Dataset section —
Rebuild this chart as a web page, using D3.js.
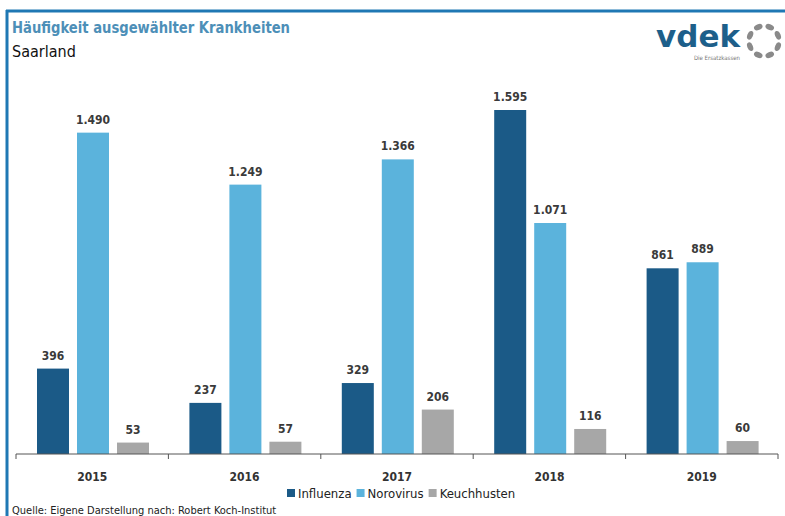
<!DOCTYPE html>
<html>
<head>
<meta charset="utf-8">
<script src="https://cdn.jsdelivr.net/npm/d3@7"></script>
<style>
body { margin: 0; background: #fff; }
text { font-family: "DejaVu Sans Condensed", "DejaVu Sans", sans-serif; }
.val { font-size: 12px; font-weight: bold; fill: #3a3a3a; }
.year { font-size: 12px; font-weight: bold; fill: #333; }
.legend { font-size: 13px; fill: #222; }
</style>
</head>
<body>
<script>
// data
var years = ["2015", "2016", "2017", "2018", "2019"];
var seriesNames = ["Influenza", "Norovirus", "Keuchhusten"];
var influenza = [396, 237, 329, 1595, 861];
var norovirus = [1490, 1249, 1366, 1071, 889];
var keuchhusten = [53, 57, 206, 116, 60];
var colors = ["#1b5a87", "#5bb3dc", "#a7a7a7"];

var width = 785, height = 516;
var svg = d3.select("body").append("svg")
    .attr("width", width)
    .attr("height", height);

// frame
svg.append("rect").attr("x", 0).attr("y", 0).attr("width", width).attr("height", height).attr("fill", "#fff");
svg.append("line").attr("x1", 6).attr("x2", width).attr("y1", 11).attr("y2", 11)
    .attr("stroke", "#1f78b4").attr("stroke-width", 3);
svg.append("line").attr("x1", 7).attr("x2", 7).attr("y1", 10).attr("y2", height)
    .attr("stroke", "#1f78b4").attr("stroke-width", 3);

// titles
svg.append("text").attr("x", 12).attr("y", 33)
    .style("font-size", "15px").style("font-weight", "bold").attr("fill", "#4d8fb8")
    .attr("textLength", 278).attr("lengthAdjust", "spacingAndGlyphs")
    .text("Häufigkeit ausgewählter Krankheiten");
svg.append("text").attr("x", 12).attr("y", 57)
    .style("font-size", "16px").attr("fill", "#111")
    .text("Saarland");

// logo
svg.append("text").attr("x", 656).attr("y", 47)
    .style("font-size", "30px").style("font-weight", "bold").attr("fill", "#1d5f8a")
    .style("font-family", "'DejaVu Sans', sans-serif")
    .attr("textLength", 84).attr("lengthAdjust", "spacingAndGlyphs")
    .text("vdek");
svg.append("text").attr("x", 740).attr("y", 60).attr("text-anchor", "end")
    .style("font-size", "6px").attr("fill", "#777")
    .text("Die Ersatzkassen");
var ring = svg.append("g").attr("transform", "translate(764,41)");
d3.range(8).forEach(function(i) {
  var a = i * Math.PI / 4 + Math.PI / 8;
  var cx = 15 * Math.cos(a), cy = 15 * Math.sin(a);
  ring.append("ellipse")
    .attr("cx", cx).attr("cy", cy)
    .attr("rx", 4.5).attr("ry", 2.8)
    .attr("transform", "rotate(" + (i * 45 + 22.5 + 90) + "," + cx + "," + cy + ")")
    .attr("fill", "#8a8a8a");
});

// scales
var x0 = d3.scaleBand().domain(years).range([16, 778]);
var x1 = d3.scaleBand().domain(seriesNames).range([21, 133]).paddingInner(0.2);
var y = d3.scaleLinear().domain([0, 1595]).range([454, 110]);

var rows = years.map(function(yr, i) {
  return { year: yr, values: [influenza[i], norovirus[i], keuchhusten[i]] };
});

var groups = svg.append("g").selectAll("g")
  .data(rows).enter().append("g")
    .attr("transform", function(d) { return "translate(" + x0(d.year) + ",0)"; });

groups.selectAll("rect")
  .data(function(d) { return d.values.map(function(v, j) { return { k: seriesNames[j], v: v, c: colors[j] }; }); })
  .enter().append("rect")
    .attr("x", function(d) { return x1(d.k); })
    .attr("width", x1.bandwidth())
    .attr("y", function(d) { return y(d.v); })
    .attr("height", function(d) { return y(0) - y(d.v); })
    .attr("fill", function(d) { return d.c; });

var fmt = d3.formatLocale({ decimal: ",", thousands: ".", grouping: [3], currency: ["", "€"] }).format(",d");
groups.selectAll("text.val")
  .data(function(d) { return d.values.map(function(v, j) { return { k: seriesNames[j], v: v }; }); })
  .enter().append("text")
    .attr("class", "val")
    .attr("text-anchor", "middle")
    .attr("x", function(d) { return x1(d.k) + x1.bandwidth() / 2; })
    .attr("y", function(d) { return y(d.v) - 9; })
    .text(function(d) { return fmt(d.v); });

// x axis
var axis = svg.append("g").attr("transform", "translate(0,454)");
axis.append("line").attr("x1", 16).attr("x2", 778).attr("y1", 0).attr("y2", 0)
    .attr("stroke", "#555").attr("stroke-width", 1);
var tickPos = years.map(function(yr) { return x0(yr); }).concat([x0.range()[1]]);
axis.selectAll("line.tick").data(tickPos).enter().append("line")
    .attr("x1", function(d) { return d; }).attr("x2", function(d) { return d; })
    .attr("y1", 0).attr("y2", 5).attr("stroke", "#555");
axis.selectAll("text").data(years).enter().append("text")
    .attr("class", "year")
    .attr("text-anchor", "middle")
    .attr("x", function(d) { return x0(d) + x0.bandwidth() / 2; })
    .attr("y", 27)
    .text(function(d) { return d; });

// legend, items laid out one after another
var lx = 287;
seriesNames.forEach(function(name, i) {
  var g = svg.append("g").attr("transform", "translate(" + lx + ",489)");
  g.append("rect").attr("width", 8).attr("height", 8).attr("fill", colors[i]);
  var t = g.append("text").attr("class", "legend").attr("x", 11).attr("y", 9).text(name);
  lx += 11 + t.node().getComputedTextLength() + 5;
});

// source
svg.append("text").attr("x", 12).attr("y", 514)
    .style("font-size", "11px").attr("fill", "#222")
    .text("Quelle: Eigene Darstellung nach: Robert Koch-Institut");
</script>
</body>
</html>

What you will do — Reproduce each line word for word and drop the pictures.

Answer to this task —
Rebuild this chart as a web page, using D3.js.
<!DOCTYPE html>
<html>
<head>
<meta charset="utf-8">
<script src="https://cdn.jsdelivr.net/npm/d3@7"></script>
<style>
body { margin: 0; background: #fff; }
text { font-family: "DejaVu Sans Condensed", "DejaVu Sans", sans-serif; }
.val { font-size: 12px; font-weight: bold; fill: #3a3a3a; }
.year { font-size: 12px; font-weight: bold; fill: #333; }
.legend { font-size: 13px; fill: #222; }
</style>
</head>
<body>
<script>
// data
var years = ["2015", "2016", "2017", "2018", "2019"];
var seriesNames = ["Influenza", "Norovirus", "Keuchhusten"];
var influenza = [396, 237, 329, 1595, 861];
var norovirus = [1490, 1249, 1366, 1071, 889];
var keuchhusten = [53, 57, 206, 116, 60];
var colors = ["#1b5a87", "#5bb3dc", "#a7a7a7"];

var width = 785, height = 516;
var svg = d3.select("body").append("svg")
    .attr("width", width)
    .attr("height", height);

// frame
svg.append("rect").attr("x", 0).attr("y", 0).attr("width", width).attr("height", height).attr("fill", "#fff");
svg.append("line").attr("x1", 6).attr("x2", width).attr("y1", 11).attr("y2", 11)
    .attr("stroke", "#1f78b4").attr("stroke-width", 3);
svg.append("line").attr("x1", 7).attr("x2", 7).attr("y1", 10).attr("y2", height)
    .attr("stroke", "#1f78b4").attr("stroke-width", 3);

// titles
svg.append("text").attr("x", 12).attr("y", 33)
    .style("font-size", "15px").style("font-weight", "bold").attr("fill", "#4d8fb8")
    .attr("textLength", 278).attr("lengthAdjust", "spacingAndGlyphs")
    .text("Häufigkeit ausgewählter Krankheiten");
svg.append("text").attr("x", 12).attr("y", 57)
    .style("font-size", "16px").attr("fill", "#111")
    .text("Saarland");

// logo
svg.append("text").attr("x", 656).attr("y", 47)
    .style("font-size", "30px").style("font-weight", "bold").attr("fill", "#1d5f8a")
    .style("font-family", "'DejaVu Sans', sans-serif")
    .attr("textLength", 84).attr("lengthAdjust", "spacingAndGlyphs")
    .text("vdek");
svg.append("text").attr("x", 740).attr("y", 60).attr("text-anchor", "end")
    .style("font-size", "6px").attr("fill", "#777")
    .text("Die Ersatzkassen");
var ring = svg.append("g").attr("transform", "translate(764,41)");
d3.range(8).forEach(function(i) {
  var a = i * Math.PI / 4 + Math.PI / 8;
  var cx = 15 * Math.cos(a), cy = 15 * Math.sin(a);
  ring.append("ellipse")
    .attr("cx", cx).attr("cy", cy)
    .attr("rx", 4.5).attr("ry", 2.8)
    .attr("transform", "rotate(" + (i * 45 + 22.5 + 90) + "," + cx + "," + cy + ")")
    .attr("fill", "#8a8a8a");
});

// scales
var x0 = d3.scaleBand().domain(years).range([16, 778]);
var x1 = d3.scaleBand().domain(seriesNames).range([21, 133]).paddingInner(0.2);
var y = d3.scaleLinear().domain([0, 1595]).range([454, 110]);

var rows = years.map(function(yr, i) {
  return { year: yr, values: [influenza[i], norovirus[i], keuchhusten[i]] };
});

var groups = svg.append("g").selectAll("g")
  .data(rows).enter().append("g")
    .attr("transform", function(d) { return "translate(" + x0(d.year) + ",0)"; });

groups.selectAll("rect")
  .data(function(d) { return d.values.map(function(v, j) { return { k: seriesNames[j], v: v, c: colors[j] }; }); })
  .enter().append("rect")
    .attr("x", function(d) { return x1(d.k); })
    .attr("width", x1.bandwidth())
    .attr("y", function(d) { return y(d.v); })
    .attr("height", function(d) { return y(0) - y(d.v); })
    .attr("fill", function(d) { return d.c; });

var fmt = d3.formatLocale({ decimal: ",", thousands: ".", grouping: [3], currency: ["", "€"] }).format(",d");
groups.selectAll("text.val")
  .data(function(d) { return d.values.map(function(v, j) { return { k: seriesNames[j], v: v }; }); })
  .enter().append("text")
    .attr("class", "val")
    .attr("text-anchor", "middle")
    .attr("x", function(d) { return x1(d.k) + x1.bandwidth() / 2; })
    .attr("y", function(d) { return y(d.v) - 9; })
    .text(function(d) { return fmt(d.v); });

// x axis
var axis = svg.append("g").attr("transform", "translate(0,454)");
axis.append("line").attr("x1", 16).attr("x2", 778).attr("y1", 0).attr("y2", 0)
    .attr("stroke", "#555").attr("stroke-width", 1);
var tickPos = years.map(function(yr) { return x0(yr); }).concat([x0.range()[1]]);
axis.selectAll("line.tick").data(tickPos).enter().append("line")
    .attr("x1", function(d) { return d; }).attr("x2", function(d) { return d; })
    .attr("y1", 0).attr("y2", 5).attr("stroke", "#555");
axis.selectAll("text").data(years).enter().append("text")
    .attr("class", "year")
    .attr("text-anchor", "middle")
    .attr("x", function(d) { return x0(d) + x0.bandwidth() / 2; })
    .attr("y", 27)
    .text(function(d) { return d; });

// legend, items laid out one after another
var lx = 287;
seriesNames.forEach(function(name, i) {
  var g = svg.append("g").attr("transform", "translate(" + lx + ",489)");
  g.append("rect").attr("width", 8).attr("height", 8).attr("fill", colors[i]);
  var t = g.append("text").attr("class", "legend").attr("x", 11).attr("y", 9).text(name);
  lx += 11 + t.node().getComputedTextLength() + 5;
});

// source
svg.append("text").attr("x", 12).attr("y", 514)
    .style("font-size", "11px").attr("fill", "#222")
    .text("Quelle: Eigene Darstellung nach: Robert Koch-Institut");
</script>
</body>
</html>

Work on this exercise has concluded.